>> BEGIN
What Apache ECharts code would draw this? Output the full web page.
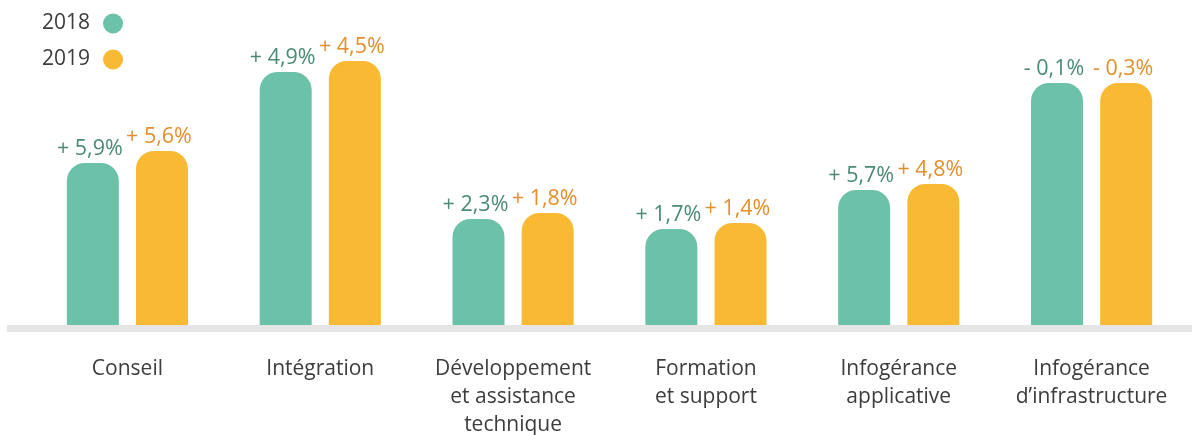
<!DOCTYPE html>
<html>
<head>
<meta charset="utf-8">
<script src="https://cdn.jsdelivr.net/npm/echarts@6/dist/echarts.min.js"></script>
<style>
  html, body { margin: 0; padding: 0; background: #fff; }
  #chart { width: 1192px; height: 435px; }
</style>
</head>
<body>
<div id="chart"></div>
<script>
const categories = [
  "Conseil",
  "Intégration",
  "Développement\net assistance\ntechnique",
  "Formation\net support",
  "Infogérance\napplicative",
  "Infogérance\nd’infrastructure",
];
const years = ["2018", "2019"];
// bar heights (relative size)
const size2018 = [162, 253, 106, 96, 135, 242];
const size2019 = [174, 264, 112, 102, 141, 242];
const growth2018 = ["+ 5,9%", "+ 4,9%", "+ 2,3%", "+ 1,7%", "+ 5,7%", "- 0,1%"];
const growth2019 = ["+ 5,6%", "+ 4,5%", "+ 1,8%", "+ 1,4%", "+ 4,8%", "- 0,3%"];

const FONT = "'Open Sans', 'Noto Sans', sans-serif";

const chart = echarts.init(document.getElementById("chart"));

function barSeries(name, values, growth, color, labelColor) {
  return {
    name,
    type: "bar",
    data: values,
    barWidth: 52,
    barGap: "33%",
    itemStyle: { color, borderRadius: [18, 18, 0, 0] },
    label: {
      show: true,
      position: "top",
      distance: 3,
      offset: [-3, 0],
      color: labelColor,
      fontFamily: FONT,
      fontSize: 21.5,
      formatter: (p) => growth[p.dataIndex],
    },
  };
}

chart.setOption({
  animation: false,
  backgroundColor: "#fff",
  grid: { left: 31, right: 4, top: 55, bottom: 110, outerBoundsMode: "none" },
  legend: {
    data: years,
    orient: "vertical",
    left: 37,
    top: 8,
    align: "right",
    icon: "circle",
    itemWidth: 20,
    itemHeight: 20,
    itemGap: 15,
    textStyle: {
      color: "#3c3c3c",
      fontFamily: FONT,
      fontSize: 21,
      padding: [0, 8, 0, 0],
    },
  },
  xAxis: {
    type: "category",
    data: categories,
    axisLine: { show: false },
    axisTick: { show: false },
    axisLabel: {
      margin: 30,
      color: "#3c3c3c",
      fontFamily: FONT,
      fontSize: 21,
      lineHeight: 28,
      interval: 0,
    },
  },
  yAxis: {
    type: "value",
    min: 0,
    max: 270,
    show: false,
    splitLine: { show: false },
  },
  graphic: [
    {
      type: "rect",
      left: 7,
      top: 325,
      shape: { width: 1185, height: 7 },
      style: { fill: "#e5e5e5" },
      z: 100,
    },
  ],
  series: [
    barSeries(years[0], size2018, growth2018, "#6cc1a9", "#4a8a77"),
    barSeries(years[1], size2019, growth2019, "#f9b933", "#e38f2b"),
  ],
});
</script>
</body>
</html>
>> END
* SET EXERCISE
Copy out all of the data word for word. Do not carry over any picture.

* THE SOLUTION
What Apache ECharts code would draw this? Output the full web page.
<!DOCTYPE html>
<html>
<head>
<meta charset="utf-8">
<script src="https://cdn.jsdelivr.net/npm/echarts@6/dist/echarts.min.js"></script>
<style>
  html, body { margin: 0; padding: 0; background: #fff; }
  #chart { width: 1192px; height: 435px; }
</style>
</head>
<body>
<div id="chart"></div>
<script>
const categories = [
  "Conseil",
  "Intégration",
  "Développement\net assistance\ntechnique",
  "Formation\net support",
  "Infogérance\napplicative",
  "Infogérance\nd’infrastructure",
];
const years = ["2018", "2019"];
// bar heights (relative size)
const size2018 = [162, 253, 106, 96, 135, 242];
const size2019 = [174, 264, 112, 102, 141, 242];
const growth2018 = ["+ 5,9%", "+ 4,9%", "+ 2,3%", "+ 1,7%", "+ 5,7%", "- 0,1%"];
const growth2019 = ["+ 5,6%", "+ 4,5%", "+ 1,8%", "+ 1,4%", "+ 4,8%", "- 0,3%"];

const FONT = "'Open Sans', 'Noto Sans', sans-serif";

const chart = echarts.init(document.getElementById("chart"));

function barSeries(name, values, growth, color, labelColor) {
  return {
    name,
    type: "bar",
    data: values,
    barWidth: 52,
    barGap: "33%",
    itemStyle: { color, borderRadius: [18, 18, 0, 0] },
    label: {
      show: true,
      position: "top",
      distance: 3,
      offset: [-3, 0],
      color: labelColor,
      fontFamily: FONT,
      fontSize: 21.5,
      formatter: (p) => growth[p.dataIndex],
    },
  };
}

chart.setOption({
  animation: false,
  backgroundColor: "#fff",
  grid: { left: 31, right: 4, top: 55, bottom: 110, outerBoundsMode: "none" },
  legend: {
    data: years,
    orient: "vertical",
    left: 37,
    top: 8,
    align: "right",
    icon: "circle",
    itemWidth: 20,
    itemHeight: 20,
    itemGap: 15,
    textStyle: {
      color: "#3c3c3c",
      fontFamily: FONT,
      fontSize: 21,
      padding: [0, 8, 0, 0],
    },
  },
  xAxis: {
    type: "category",
    data: categories,
    axisLine: { show: false },
    axisTick: { show: false },
    axisLabel: {
      margin: 30,
      color: "#3c3c3c",
      fontFamily: FONT,
      fontSize: 21,
      lineHeight: 28,
      interval: 0,
    },
  },
  yAxis: {
    type: "value",
    min: 0,
    max: 270,
    show: false,
    splitLine: { show: false },
  },
  graphic: [
    {
      type: "rect",
      left: 7,
      top: 325,
      shape: { width: 1185, height: 7 },
      style: { fill: "#e5e5e5" },
      z: 100,
    },
  ],
  series: [
    barSeries(years[0], size2018, growth2018, "#6cc1a9", "#4a8a77"),
    barSeries(years[1], size2019, growth2019, "#f9b933", "#e38f2b"),
  ],
});
</script>
</body>
</html>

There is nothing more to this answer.